Curiously enough, Patterson was also known for his dictatorial style, readily firing employees. Ironically, this side of Patterson accounts for his influence on American business: one estimate concluded that between 1910 and 1930, one-sixth of the nation’s top executives had been trained and fired by Patterson, including his one-time sales manager, Tom Watson, famous for his role in building IBM.
Lincoln Electric Company, a manufacturer of arc-welding supplies and equipment, was another company known for its effective solicitation and implementation of employee input. In 1929, the company instituted a rewards system that compensated employees with half the first year savings of any improvement idea. But this rewards system was only the tip of the iceberg of Lincoln’s employee suggestion/engagement system. Fifty percent of the company’s stock was owned by seventy per cent of the employees.
There was little distinction between management and employees in terms of compensation and offices. There were specific processes for communication between management and labor. Employee bonuses, based on a variety of factors, often approximated an employee’s annual wages.

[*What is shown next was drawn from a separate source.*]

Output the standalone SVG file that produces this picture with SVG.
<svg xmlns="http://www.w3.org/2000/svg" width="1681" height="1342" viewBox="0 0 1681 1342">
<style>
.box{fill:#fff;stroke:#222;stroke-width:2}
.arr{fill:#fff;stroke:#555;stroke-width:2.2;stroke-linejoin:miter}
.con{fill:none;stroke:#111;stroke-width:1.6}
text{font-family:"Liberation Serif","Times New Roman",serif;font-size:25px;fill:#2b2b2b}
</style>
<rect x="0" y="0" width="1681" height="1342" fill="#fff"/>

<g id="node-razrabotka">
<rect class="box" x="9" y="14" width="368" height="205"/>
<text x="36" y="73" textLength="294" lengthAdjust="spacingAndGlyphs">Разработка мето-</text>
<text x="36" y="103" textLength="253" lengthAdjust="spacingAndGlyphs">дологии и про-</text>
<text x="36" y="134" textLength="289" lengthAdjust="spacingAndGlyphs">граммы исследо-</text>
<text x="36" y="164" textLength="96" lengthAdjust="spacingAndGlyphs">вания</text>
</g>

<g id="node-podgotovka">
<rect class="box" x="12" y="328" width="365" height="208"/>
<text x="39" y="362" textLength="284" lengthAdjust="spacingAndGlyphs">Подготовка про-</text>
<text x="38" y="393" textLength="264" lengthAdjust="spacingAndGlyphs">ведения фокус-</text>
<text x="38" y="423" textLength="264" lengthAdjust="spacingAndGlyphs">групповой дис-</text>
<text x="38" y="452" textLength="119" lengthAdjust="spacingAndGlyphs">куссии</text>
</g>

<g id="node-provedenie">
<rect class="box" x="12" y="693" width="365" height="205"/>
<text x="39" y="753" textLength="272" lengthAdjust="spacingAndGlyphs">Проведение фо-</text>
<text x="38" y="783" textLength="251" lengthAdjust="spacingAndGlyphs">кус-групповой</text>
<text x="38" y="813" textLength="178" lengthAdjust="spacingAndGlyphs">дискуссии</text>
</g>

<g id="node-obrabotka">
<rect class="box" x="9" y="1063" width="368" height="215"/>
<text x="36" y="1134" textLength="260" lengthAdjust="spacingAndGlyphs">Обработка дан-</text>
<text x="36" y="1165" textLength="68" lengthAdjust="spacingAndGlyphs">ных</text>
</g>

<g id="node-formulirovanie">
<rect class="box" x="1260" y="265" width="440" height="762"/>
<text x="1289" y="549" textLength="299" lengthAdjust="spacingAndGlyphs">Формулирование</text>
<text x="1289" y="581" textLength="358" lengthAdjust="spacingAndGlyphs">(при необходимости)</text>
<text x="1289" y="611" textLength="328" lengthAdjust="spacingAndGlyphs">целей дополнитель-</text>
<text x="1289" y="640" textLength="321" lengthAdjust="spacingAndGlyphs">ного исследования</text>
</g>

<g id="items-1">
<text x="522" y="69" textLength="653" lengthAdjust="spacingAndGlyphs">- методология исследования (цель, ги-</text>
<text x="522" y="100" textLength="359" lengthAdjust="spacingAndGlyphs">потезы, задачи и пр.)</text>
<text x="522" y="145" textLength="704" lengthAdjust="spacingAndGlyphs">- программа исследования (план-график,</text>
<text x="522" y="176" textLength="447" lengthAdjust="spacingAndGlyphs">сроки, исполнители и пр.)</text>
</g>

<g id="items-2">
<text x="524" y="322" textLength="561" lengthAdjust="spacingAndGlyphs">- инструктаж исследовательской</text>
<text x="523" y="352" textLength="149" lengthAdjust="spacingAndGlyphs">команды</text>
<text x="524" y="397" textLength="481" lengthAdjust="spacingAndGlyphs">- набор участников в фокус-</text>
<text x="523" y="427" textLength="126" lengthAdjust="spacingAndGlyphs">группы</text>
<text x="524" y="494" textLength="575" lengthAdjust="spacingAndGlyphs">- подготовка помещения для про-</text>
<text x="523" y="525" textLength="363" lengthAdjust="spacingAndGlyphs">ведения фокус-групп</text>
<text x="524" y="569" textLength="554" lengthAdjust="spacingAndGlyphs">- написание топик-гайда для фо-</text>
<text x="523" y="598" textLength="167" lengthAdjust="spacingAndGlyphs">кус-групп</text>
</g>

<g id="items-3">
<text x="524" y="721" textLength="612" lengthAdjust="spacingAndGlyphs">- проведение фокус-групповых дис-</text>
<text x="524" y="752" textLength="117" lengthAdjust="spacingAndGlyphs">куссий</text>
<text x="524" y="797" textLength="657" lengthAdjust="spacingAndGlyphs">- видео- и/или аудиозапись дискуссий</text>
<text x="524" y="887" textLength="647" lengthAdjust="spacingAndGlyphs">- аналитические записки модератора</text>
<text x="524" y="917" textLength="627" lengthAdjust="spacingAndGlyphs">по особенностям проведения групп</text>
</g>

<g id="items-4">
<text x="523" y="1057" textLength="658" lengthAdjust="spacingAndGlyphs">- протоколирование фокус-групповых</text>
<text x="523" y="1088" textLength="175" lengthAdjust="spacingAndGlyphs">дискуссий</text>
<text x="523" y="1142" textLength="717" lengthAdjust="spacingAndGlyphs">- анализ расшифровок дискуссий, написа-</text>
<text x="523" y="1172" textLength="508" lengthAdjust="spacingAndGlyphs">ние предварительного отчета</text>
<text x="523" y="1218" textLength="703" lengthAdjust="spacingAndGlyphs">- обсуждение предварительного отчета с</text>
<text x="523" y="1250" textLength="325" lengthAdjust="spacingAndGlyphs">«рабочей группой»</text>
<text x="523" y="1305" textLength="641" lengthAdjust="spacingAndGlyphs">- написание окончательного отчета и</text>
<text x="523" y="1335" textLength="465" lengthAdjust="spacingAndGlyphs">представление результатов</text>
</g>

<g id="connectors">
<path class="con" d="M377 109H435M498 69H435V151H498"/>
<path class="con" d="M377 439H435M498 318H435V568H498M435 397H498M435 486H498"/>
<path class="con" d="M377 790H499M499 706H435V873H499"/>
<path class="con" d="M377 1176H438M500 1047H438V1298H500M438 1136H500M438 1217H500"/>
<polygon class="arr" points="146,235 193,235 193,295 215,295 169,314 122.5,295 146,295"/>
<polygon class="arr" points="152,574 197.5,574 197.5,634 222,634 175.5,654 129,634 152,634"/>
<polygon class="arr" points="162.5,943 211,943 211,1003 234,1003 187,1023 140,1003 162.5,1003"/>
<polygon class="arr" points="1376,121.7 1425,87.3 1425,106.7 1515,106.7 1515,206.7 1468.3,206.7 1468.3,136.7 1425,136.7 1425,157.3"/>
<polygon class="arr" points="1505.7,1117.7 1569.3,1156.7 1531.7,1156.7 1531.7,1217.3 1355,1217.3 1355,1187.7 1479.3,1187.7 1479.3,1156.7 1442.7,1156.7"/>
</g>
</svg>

Indeed, in 1946, while Lincoln boasted that its wage rates “were higher than those in any other manufacturing activity in the world,” it had the lowest labor costs per dollar of sales than any other company in its industry.
James T. Lincoln, the founder, provided one of the earliest articulations of why suggestions and employee engagement systems are so necessary in his Lincoln’s Incentive System, published in 1946:
“Management, if it is to be the best obtainable, must be the collective intelligence of the whole organization. No one man, or even a small group of men, can have sufficient knowledge, experience, and wisdom to make decisions that can be as sound as they would be if these decisions represented the collective intelligence and experience of the group. The problem is to get this collective intelligence and experience to bear on decisions as they are made.”
More than 60 years later, the terms “collective intelligence” (and its cousin “crowdsourcing”) have become new buzz words, and, in 2006, MIT created the Center for Collective Intelligence.Hungry for feedback and intelligence, business are turning to social media applications for this.